Audience questions spanned various topics, including the definition of consent, the difference between the terms “rape” and “nonconsensual sex,” and how the university investigates and sanctions instances of sexual assault.
A crucial point in the event was when panelists explained why the university uses the term “nonconsensual sex” rather than rape: The university’s power extends only as far as upholding student conduct codes in all cases, not to try a case in a court of law.
“Audience members had some great questions, and I’m glad we had the chance to share with them our current processes and solicit their feedback on ways we can improve,” Vitter said after the event. “I strongly support our KU tradition of open and free dialogue on difficult topics. We’re all seeking a common goal — for KU to lead the way in creating an environment where every member of our community feels safe.”
In her opening remarks, Gray-Little said that the people who work in positions that investigate charges of sexual assault have the best interests of our students at heart. She also explained that KU already has robust policies and procedures in place – policies and procedures that have been approved by the U.S. Department of Education and are as good or better than those of many of KU’s peer institutions.
“But that does not mean we cannot improve their implementation,” she said.
The chancellor also emphasized that sexual assault is a national issue, but one that requires a local response to address it a KU.
“We need to address the responsibilities that each one of us has as a member of this community to look out for one another, to speak up when we see something, and to do our part to shape the climate in which we live, study and work,” she said.
McQueeny fielded a number of questions related to IOA’s investigative processes. She explained just how complex these investigations can be, particularly when individuals involved have consumed alcohol and the survivors’ experiences of trauma. McQueeny also said that in 2013, her office received 12 complaints of sexual violence, six of which resulted in recommended suspension or expulsion.
Panelists used the event to discuss some inaccurate statements about sexual assault that have appeared in media outlets and on social media in recent weeks. Vitter spoke specifically to one audience member’s suggestion that a student is more likely to get punished for plagiarism than for sexual assault.
“Last year, we had 397 cases of alleged plagiarism,” he said, “and of those, two resulted in expulsions. In contrast, there were 12 complaints of sexual assault, for which six resulted in expulsion.”
According to Oliver, KU’s Office of Public Safety continues to prioritize sexual assault-related issues.
“KU Public Safety has been sensitive to these types of crimes for years,” he said. “Last year, our officers had a combined 800 hours of training on sexual violence-related crimes.”
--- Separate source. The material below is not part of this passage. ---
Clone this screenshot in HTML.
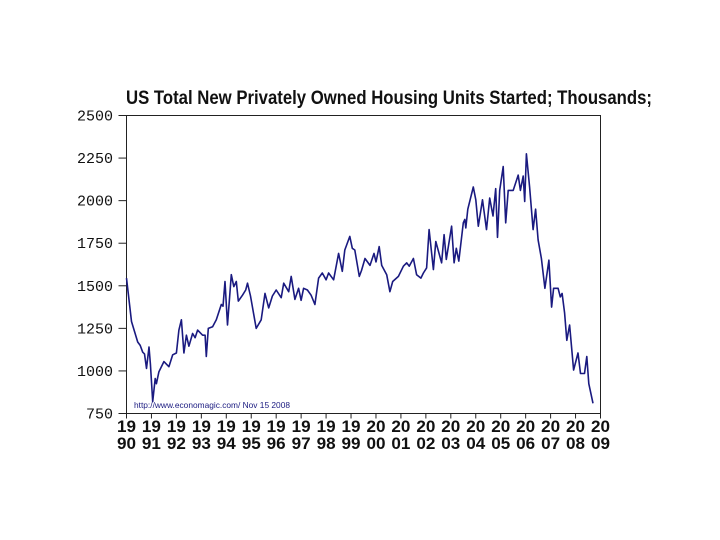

Last week, in a campuswide email message, Gray-Little announced she was taking several steps to address sexual assault at KU. Among those steps is the creation of a campuswide sexual assault task force comprising students, faculty and staff to review our current policies, practices and sanctions, and to provide recommendations on how they can be improved. This task force will be co-chaired by Angela Murphy, a student in the Department of English, and Alesha Doan, chair of the Department of Women, Gender and Sexuality Studies and associate professor of political science.
Thursday’s panel discussion was the latest in a series of recent discussions in The Commons that encouraged KU involvement in national issues. In March, The Commons hosted a panel discussion on free speech in an age of digital media. Last month, The Commons hosted a forum to discuss the escalating situation in Ferguson, Missouri.
“This is part of what we do as a public university,” Gray-Little said. “We want our campus community to be engaged in important societal issues. It’s part of our mission to educate leaders, build healthy communities, and make discoveries that change the world.”